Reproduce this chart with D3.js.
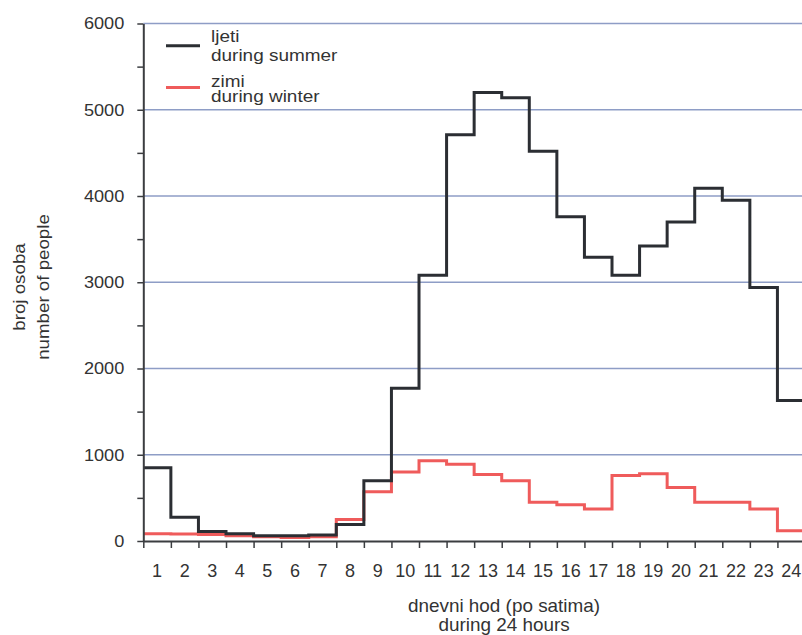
<!DOCTYPE html>
<html>
<head>
<meta charset="utf-8">
<script src="https://cdn.jsdelivr.net/npm/d3@7"></script>
<style>
  html, body { margin: 0; padding: 0; background: #fff; }
  svg { display: block; font-family: "Liberation Sans", Arial, sans-serif; }
</style>
</head>
<body>
<svg id="chart" width="802" height="635"></svg>
<script>
// ---- data ----
const hours = [1,2,3,4,5,6,7,8,9,10,11,12,13,14,15,16,17,18,19,20,21,22,23,24];
const summer = [850,275,110,85,60,60,70,190,700,1770,3080,4710,5200,5140,4520,3760,3290,3080,3420,3700,4090,3950,2940,1630];
const winter = [85,80,75,60,50,40,50,250,570,800,930,890,770,700,450,420,370,760,780,620,450,450,370,120];
const yTicks = [0,500,1000,1500,2000,2500,3000,3500,4000,4500,5000,5500,6000];
const yGrid = [1000,2000,3000,4000,5000,6000];
const seriesNames = [["ljeti","during summer"],["zimi","during winter"]];
const yTitle = ["broj osoba","number of people"];
const xTitle = ["dnevni hod (po satima)","during 24 hours"];

// ---- layout ----
const svg = d3.select("#chart");
const x0 = 143.3, x1 = 805, yBottom = 541, yTop = 23.5;
const x = d3.scaleLinear().domain([0, 24]).range([x0, x1]);
const xb = d3.scaleBand().domain(hours).range([x0, x1]);
const y = d3.scaleLinear().domain([0, 6000]).range([yBottom, yTop]);

const gridColor = "#8e9dc6";
const axisColor = "#3b3d40";
const summerColor = "#2b2e33";
const winterColor = "#ef5b5b";
const textColor = "#333";

function stext(parent, px, py, str, anchor, rot, fs, sx) {
  return parent.append("text")
    .attr("transform", `translate(${px},${py}) rotate(${rot || 0}) scale(${sx},1)`)
    .attr("text-anchor", anchor || "start")
    .attr("fill", textColor)
    .style("font-size", fs + "px")
    .text(str);
}

// gridlines
svg.append("g").selectAll("line").data(yGrid).join("line")
  .attr("x1", x0).attr("x2", 802)
  .attr("y1", d => y(d)).attr("y2", d => y(d))
  .attr("stroke", gridColor).attr("stroke-width", 1.6);

// step lines
const line = d3.line()
  .x(d => x(d[0])).y(d => y(d[1]))
  .curve(d3.curveStepAfter);
function pts(vals) {
  const p = vals.map((v, i) => [i, v]);
  p.push([24, vals[vals.length - 1]]);
  return p;
}
svg.append("path").attr("d", line(pts(winter)))
  .attr("fill", "none").attr("stroke", winterColor).attr("stroke-width", 3);
svg.append("path").attr("d", line(pts(summer)))
  .attr("fill", "none").attr("stroke", summerColor).attr("stroke-width", 3);

// y axis
const yAxis = d3.axisLeft(y).tickValues(yTicks).tickSize(6).tickSizeOuter(0).tickPadding(10)
  .tickFormat(d => d % 1000 === 0 ? String(d) : "");
const gy = svg.append("g").attr("transform", `translate(${x0},0)`).call(yAxis);
gy.select(".domain").attr("stroke", axisColor).attr("stroke-width", 2);
gy.selectAll(".tick line").attr("stroke", axisColor).attr("stroke-width", 1.5);
gy.selectAll(".tick text")
  .attr("x", 0)
  .attr("transform", `translate(-19,0) scale(1.1,1)`)
  .attr("fill", textColor).style("font-size", "16.5px")
  .style("font-family", "'Liberation Sans', Arial, sans-serif");

// x axis
const xAxis = d3.axisBottom(x).tickValues(d3.range(0, 25)).tickSize(7).tickSizeOuter(0).tickFormat("");
const gx = svg.append("g").attr("transform", `translate(0,${yBottom})`).call(xAxis);
gx.select(".domain").attr("stroke", axisColor).attr("stroke-width", 2);
gx.selectAll(".tick line").attr("stroke", axisColor).attr("stroke-width", 1.5);

// x labels (centered in hour bands)
const gxl = svg.append("g");
hours.forEach(h => stext(gxl, xb(h) + xb.bandwidth() / 2, 577, String(h), "middle", 0, 17.5, 1.03));

// x title
stext(svg, 504, 612, xTitle[0], "middle", 0, 18, 1.05);
stext(svg, 504, 630.5, xTitle[1], "middle", 0, 18, 1.05);

// y title
stext(svg, 24.5, 287, yTitle[0], "middle", -90, 16, 1.17);
stext(svg, 49, 287, yTitle[1], "middle", -90, 16, 1.17);

// legend
const legend = svg.append("g");
const legColors = [summerColor, winterColor];
const legLineY = [45.7, 87.5];
const legText1 = [42, 86.5];
const legText2 = [61, 102];
seriesNames.forEach((names, i) => {
  legend.append("line").attr("x1", 166).attr("x2", 200)
    .attr("y1", legLineY[i]).attr("y2", legLineY[i])
    .attr("stroke", legColors[i]).attr("stroke-width", 3);
  stext(legend, 211, legText1[i], names[0], "start", 0, 16.5, 1.15);
  stext(legend, 211, legText2[i], names[1], "start", 0, 16.5, 1.15);
});
</script>
</body>
</html>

THE REQUEST:
Reproduce the material word for word, minus the images.

THE ANSWER:
Reproduce this chart with D3.js.
<!DOCTYPE html>
<html>
<head>
<meta charset="utf-8">
<script src="https://cdn.jsdelivr.net/npm/d3@7"></script>
<style>
  html, body { margin: 0; padding: 0; background: #fff; }
  svg { display: block; font-family: "Liberation Sans", Arial, sans-serif; }
</style>
</head>
<body>
<svg id="chart" width="802" height="635"></svg>
<script>
// ---- data ----
const hours = [1,2,3,4,5,6,7,8,9,10,11,12,13,14,15,16,17,18,19,20,21,22,23,24];
const summer = [850,275,110,85,60,60,70,190,700,1770,3080,4710,5200,5140,4520,3760,3290,3080,3420,3700,4090,3950,2940,1630];
const winter = [85,80,75,60,50,40,50,250,570,800,930,890,770,700,450,420,370,760,780,620,450,450,370,120];
const yTicks = [0,500,1000,1500,2000,2500,3000,3500,4000,4500,5000,5500,6000];
const yGrid = [1000,2000,3000,4000,5000,6000];
const seriesNames = [["ljeti","during summer"],["zimi","during winter"]];
const yTitle = ["broj osoba","number of people"];
const xTitle = ["dnevni hod (po satima)","during 24 hours"];

// ---- layout ----
const svg = d3.select("#chart");
const x0 = 143.3, x1 = 805, yBottom = 541, yTop = 23.5;
const x = d3.scaleLinear().domain([0, 24]).range([x0, x1]);
const xb = d3.scaleBand().domain(hours).range([x0, x1]);
const y = d3.scaleLinear().domain([0, 6000]).range([yBottom, yTop]);

const gridColor = "#8e9dc6";
const axisColor = "#3b3d40";
const summerColor = "#2b2e33";
const winterColor = "#ef5b5b";
const textColor = "#333";

function stext(parent, px, py, str, anchor, rot, fs, sx) {
  return parent.append("text")
    .attr("transform", `translate(${px},${py}) rotate(${rot || 0}) scale(${sx},1)`)
    .attr("text-anchor", anchor || "start")
    .attr("fill", textColor)
    .style("font-size", fs + "px")
    .text(str);
}

// gridlines
svg.append("g").selectAll("line").data(yGrid).join("line")
  .attr("x1", x0).attr("x2", 802)
  .attr("y1", d => y(d)).attr("y2", d => y(d))
  .attr("stroke", gridColor).attr("stroke-width", 1.6);

// step lines
const line = d3.line()
  .x(d => x(d[0])).y(d => y(d[1]))
  .curve(d3.curveStepAfter);
function pts(vals) {
  const p = vals.map((v, i) => [i, v]);
  p.push([24, vals[vals.length - 1]]);
  return p;
}
svg.append("path").attr("d", line(pts(winter)))
  .attr("fill", "none").attr("stroke", winterColor).attr("stroke-width", 3);
svg.append("path").attr("d", line(pts(summer)))
  .attr("fill", "none").attr("stroke", summerColor).attr("stroke-width", 3);

// y axis
const yAxis = d3.axisLeft(y).tickValues(yTicks).tickSize(6).tickSizeOuter(0).tickPadding(10)
  .tickFormat(d => d % 1000 === 0 ? String(d) : "");
const gy = svg.append("g").attr("transform", `translate(${x0},0)`).call(yAxis);
gy.select(".domain").attr("stroke", axisColor).attr("stroke-width", 2);
gy.selectAll(".tick line").attr("stroke", axisColor).attr("stroke-width", 1.5);
gy.selectAll(".tick text")
  .attr("x", 0)
  .attr("transform", `translate(-19,0) scale(1.1,1)`)
  .attr("fill", textColor).style("font-size", "16.5px")
  .style("font-family", "'Liberation Sans', Arial, sans-serif");

// x axis
const xAxis = d3.axisBottom(x).tickValues(d3.range(0, 25)).tickSize(7).tickSizeOuter(0).tickFormat("");
const gx = svg.append("g").attr("transform", `translate(0,${yBottom})`).call(xAxis);
gx.select(".domain").attr("stroke", axisColor).attr("stroke-width", 2);
gx.selectAll(".tick line").attr("stroke", axisColor).attr("stroke-width", 1.5);

// x labels (centered in hour bands)
const gxl = svg.append("g");
hours.forEach(h => stext(gxl, xb(h) + xb.bandwidth() / 2, 577, String(h), "middle", 0, 17.5, 1.03));

// x title
stext(svg, 504, 612, xTitle[0], "middle", 0, 18, 1.05);
stext(svg, 504, 630.5, xTitle[1], "middle", 0, 18, 1.05);

// y title
stext(svg, 24.5, 287, yTitle[0], "middle", -90, 16, 1.17);
stext(svg, 49, 287, yTitle[1], "middle", -90, 16, 1.17);

// legend
const legend = svg.append("g");
const legColors = [summerColor, winterColor];
const legLineY = [45.7, 87.5];
const legText1 = [42, 86.5];
const legText2 = [61, 102];
seriesNames.forEach((names, i) => {
  legend.append("line").attr("x1", 166).attr("x2", 200)
    .attr("y1", legLineY[i]).attr("y2", legLineY[i])
    .attr("stroke", legColors[i]).attr("stroke-width", 3);
  stext(legend, 211, legText1[i], names[0], "start", 0, 16.5, 1.15);
  stext(legend, 211, legText2[i], names[1], "start", 0, 16.5, 1.15);
});
</script>
</body>
</html>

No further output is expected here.